Short exercise
Could you give the data below again, exactly and completely?

Supplied material
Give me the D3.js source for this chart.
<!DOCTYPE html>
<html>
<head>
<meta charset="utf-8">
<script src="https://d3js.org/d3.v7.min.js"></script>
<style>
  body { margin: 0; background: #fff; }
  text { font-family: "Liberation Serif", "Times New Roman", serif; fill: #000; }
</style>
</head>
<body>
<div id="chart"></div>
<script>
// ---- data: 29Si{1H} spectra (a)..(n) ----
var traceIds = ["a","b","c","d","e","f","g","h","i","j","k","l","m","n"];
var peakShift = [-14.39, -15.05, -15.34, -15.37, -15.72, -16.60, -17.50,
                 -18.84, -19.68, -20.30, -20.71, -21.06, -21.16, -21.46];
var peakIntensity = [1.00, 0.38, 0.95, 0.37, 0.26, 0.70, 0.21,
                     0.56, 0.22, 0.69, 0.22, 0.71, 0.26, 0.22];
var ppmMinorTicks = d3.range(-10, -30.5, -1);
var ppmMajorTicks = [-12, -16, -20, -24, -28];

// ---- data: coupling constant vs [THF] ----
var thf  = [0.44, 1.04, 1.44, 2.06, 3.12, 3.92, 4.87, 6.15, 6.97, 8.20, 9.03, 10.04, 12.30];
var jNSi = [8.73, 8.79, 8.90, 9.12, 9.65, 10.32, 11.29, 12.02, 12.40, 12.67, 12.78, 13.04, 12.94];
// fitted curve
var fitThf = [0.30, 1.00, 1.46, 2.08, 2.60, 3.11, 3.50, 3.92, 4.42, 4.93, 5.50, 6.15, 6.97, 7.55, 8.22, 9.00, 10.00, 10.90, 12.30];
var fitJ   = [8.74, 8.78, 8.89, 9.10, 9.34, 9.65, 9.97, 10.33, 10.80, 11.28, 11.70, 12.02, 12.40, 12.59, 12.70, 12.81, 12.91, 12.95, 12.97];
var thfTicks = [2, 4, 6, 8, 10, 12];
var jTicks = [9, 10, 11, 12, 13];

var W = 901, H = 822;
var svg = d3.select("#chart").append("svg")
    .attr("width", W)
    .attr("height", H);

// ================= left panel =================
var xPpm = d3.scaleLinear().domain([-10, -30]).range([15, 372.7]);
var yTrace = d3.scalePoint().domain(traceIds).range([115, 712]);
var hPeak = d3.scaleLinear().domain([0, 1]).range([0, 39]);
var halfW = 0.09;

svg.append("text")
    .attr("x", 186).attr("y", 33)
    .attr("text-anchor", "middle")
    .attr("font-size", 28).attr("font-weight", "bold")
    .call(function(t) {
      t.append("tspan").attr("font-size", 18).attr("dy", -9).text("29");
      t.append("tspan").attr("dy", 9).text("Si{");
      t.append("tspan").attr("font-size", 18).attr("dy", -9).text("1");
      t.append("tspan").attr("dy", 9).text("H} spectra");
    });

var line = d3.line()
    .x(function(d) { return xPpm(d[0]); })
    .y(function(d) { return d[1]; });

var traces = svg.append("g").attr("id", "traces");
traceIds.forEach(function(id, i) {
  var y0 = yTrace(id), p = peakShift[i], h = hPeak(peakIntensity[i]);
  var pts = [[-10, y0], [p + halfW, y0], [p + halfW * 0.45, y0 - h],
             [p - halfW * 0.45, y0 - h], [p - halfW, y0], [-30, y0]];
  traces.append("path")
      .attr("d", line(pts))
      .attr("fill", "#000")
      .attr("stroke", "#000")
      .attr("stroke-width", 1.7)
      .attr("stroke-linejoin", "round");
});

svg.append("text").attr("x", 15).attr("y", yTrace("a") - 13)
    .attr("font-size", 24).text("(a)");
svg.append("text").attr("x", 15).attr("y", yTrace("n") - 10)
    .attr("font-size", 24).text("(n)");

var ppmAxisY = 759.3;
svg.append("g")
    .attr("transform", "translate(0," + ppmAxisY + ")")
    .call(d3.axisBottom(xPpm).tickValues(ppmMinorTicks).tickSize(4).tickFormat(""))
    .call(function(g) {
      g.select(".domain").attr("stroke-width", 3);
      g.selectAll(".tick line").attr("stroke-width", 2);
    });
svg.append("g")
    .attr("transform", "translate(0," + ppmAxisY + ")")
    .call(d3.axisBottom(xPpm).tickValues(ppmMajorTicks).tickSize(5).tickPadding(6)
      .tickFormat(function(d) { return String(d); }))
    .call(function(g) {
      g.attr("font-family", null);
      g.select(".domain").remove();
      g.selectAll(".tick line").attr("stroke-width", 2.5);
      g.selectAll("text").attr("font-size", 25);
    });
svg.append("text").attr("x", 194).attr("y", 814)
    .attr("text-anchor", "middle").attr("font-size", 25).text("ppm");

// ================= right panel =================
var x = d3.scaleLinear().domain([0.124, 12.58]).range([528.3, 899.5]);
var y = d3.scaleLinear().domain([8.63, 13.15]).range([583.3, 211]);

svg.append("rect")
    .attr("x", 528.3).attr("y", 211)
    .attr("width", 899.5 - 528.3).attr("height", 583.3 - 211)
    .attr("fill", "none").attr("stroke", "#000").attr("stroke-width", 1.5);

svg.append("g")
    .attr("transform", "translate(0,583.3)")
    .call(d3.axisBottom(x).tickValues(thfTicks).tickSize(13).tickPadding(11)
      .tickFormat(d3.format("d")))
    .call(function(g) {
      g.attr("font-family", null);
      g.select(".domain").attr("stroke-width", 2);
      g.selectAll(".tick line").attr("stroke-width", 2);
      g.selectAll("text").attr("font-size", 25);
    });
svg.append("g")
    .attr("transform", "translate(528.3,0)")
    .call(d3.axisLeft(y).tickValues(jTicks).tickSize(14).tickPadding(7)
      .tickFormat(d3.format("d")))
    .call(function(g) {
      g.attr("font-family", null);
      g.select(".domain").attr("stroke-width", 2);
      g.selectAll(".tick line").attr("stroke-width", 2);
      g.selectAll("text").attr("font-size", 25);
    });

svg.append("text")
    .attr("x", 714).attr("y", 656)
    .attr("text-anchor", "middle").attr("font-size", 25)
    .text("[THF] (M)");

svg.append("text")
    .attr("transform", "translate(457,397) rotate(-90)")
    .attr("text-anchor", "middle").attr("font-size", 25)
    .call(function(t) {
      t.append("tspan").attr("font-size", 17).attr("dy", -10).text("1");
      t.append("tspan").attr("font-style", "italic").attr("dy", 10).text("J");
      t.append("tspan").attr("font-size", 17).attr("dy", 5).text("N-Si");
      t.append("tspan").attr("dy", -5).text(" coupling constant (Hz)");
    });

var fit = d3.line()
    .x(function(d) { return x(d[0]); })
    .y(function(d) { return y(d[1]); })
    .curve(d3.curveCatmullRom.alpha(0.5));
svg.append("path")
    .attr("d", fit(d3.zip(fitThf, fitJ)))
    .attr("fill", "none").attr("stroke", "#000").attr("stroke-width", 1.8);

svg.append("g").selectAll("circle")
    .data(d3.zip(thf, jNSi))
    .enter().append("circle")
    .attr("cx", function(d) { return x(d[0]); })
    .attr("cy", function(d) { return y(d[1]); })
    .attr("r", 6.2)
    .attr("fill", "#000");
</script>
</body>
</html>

Full answer
Give me the D3.js source for this chart.
<!DOCTYPE html>
<html>
<head>
<meta charset="utf-8">
<script src="https://d3js.org/d3.v7.min.js"></script>
<style>
  body { margin: 0; background: #fff; }
  text { font-family: "Liberation Serif", "Times New Roman", serif; fill: #000; }
</style>
</head>
<body>
<div id="chart"></div>
<script>
// ---- data: 29Si{1H} spectra (a)..(n) ----
var traceIds = ["a","b","c","d","e","f","g","h","i","j","k","l","m","n"];
var peakShift = [-14.39, -15.05, -15.34, -15.37, -15.72, -16.60, -17.50,
                 -18.84, -19.68, -20.30, -20.71, -21.06, -21.16, -21.46];
var peakIntensity = [1.00, 0.38, 0.95, 0.37, 0.26, 0.70, 0.21,
                     0.56, 0.22, 0.69, 0.22, 0.71, 0.26, 0.22];
var ppmMinorTicks = d3.range(-10, -30.5, -1);
var ppmMajorTicks = [-12, -16, -20, -24, -28];

// ---- data: coupling constant vs [THF] ----
var thf  = [0.44, 1.04, 1.44, 2.06, 3.12, 3.92, 4.87, 6.15, 6.97, 8.20, 9.03, 10.04, 12.30];
var jNSi = [8.73, 8.79, 8.90, 9.12, 9.65, 10.32, 11.29, 12.02, 12.40, 12.67, 12.78, 13.04, 12.94];
// fitted curve
var fitThf = [0.30, 1.00, 1.46, 2.08, 2.60, 3.11, 3.50, 3.92, 4.42, 4.93, 5.50, 6.15, 6.97, 7.55, 8.22, 9.00, 10.00, 10.90, 12.30];
var fitJ   = [8.74, 8.78, 8.89, 9.10, 9.34, 9.65, 9.97, 10.33, 10.80, 11.28, 11.70, 12.02, 12.40, 12.59, 12.70, 12.81, 12.91, 12.95, 12.97];
var thfTicks = [2, 4, 6, 8, 10, 12];
var jTicks = [9, 10, 11, 12, 13];

var W = 901, H = 822;
var svg = d3.select("#chart").append("svg")
    .attr("width", W)
    .attr("height", H);

// ================= left panel =================
var xPpm = d3.scaleLinear().domain([-10, -30]).range([15, 372.7]);
var yTrace = d3.scalePoint().domain(traceIds).range([115, 712]);
var hPeak = d3.scaleLinear().domain([0, 1]).range([0, 39]);
var halfW = 0.09;

svg.append("text")
    .attr("x", 186).attr("y", 33)
    .attr("text-anchor", "middle")
    .attr("font-size", 28).attr("font-weight", "bold")
    .call(function(t) {
      t.append("tspan").attr("font-size", 18).attr("dy", -9).text("29");
      t.append("tspan").attr("dy", 9).text("Si{");
      t.append("tspan").attr("font-size", 18).attr("dy", -9).text("1");
      t.append("tspan").attr("dy", 9).text("H} spectra");
    });

var line = d3.line()
    .x(function(d) { return xPpm(d[0]); })
    .y(function(d) { return d[1]; });

var traces = svg.append("g").attr("id", "traces");
traceIds.forEach(function(id, i) {
  var y0 = yTrace(id), p = peakShift[i], h = hPeak(peakIntensity[i]);
  var pts = [[-10, y0], [p + halfW, y0], [p + halfW * 0.45, y0 - h],
             [p - halfW * 0.45, y0 - h], [p - halfW, y0], [-30, y0]];
  traces.append("path")
      .attr("d", line(pts))
      .attr("fill", "#000")
      .attr("stroke", "#000")
      .attr("stroke-width", 1.7)
      .attr("stroke-linejoin", "round");
});

svg.append("text").attr("x", 15).attr("y", yTrace("a") - 13)
    .attr("font-size", 24).text("(a)");
svg.append("text").attr("x", 15).attr("y", yTrace("n") - 10)
    .attr("font-size", 24).text("(n)");

var ppmAxisY = 759.3;
svg.append("g")
    .attr("transform", "translate(0," + ppmAxisY + ")")
    .call(d3.axisBottom(xPpm).tickValues(ppmMinorTicks).tickSize(4).tickFormat(""))
    .call(function(g) {
      g.select(".domain").attr("stroke-width", 3);
      g.selectAll(".tick line").attr("stroke-width", 2);
    });
svg.append("g")
    .attr("transform", "translate(0," + ppmAxisY + ")")
    .call(d3.axisBottom(xPpm).tickValues(ppmMajorTicks).tickSize(5).tickPadding(6)
      .tickFormat(function(d) { return String(d); }))
    .call(function(g) {
      g.attr("font-family", null);
      g.select(".domain").remove();
      g.selectAll(".tick line").attr("stroke-width", 2.5);
      g.selectAll("text").attr("font-size", 25);
    });
svg.append("text").attr("x", 194).attr("y", 814)
    .attr("text-anchor", "middle").attr("font-size", 25).text("ppm");

// ================= right panel =================
var x = d3.scaleLinear().domain([0.124, 12.58]).range([528.3, 899.5]);
var y = d3.scaleLinear().domain([8.63, 13.15]).range([583.3, 211]);

svg.append("rect")
    .attr("x", 528.3).attr("y", 211)
    .attr("width", 899.5 - 528.3).attr("height", 583.3 - 211)
    .attr("fill", "none").attr("stroke", "#000").attr("stroke-width", 1.5);

svg.append("g")
    .attr("transform", "translate(0,583.3)")
    .call(d3.axisBottom(x).tickValues(thfTicks).tickSize(13).tickPadding(11)
      .tickFormat(d3.format("d")))
    .call(function(g) {
      g.attr("font-family", null);
      g.select(".domain").attr("stroke-width", 2);
      g.selectAll(".tick line").attr("stroke-width", 2);
      g.selectAll("text").attr("font-size", 25);
    });
svg.append("g")
    .attr("transform", "translate(528.3,0)")
    .call(d3.axisLeft(y).tickValues(jTicks).tickSize(14).tickPadding(7)
      .tickFormat(d3.format("d")))
    .call(function(g) {
      g.attr("font-family", null);
      g.select(".domain").attr("stroke-width", 2);
      g.selectAll(".tick line").attr("stroke-width", 2);
      g.selectAll("text").attr("font-size", 25);
    });

svg.append("text")
    .attr("x", 714).attr("y", 656)
    .attr("text-anchor", "middle").attr("font-size", 25)
    .text("[THF] (M)");

svg.append("text")
    .attr("transform", "translate(457,397) rotate(-90)")
    .attr("text-anchor", "middle").attr("font-size", 25)
    .call(function(t) {
      t.append("tspan").attr("font-size", 17).attr("dy", -10).text("1");
      t.append("tspan").attr("font-style", "italic").attr("dy", 10).text("J");
      t.append("tspan").attr("font-size", 17).attr("dy", 5).text("N-Si");
      t.append("tspan").attr("dy", -5).text(" coupling constant (Hz)");
    });

var fit = d3.line()
    .x(function(d) { return x(d[0]); })
    .y(function(d) { return y(d[1]); })
    .curve(d3.curveCatmullRom.alpha(0.5));
svg.append("path")
    .attr("d", fit(d3.zip(fitThf, fitJ)))
    .attr("fill", "none").attr("stroke", "#000").attr("stroke-width", 1.8);

svg.append("g").selectAll("circle")
    .data(d3.zip(thf, jNSi))
    .enter().append("circle")
    .attr("cx", function(d) { return x(d[0]); })
    .attr("cy", function(d) { return y(d[1]); })
    .attr("r", 6.2)
    .attr("fill", "#000");
</script>
</body>
</html>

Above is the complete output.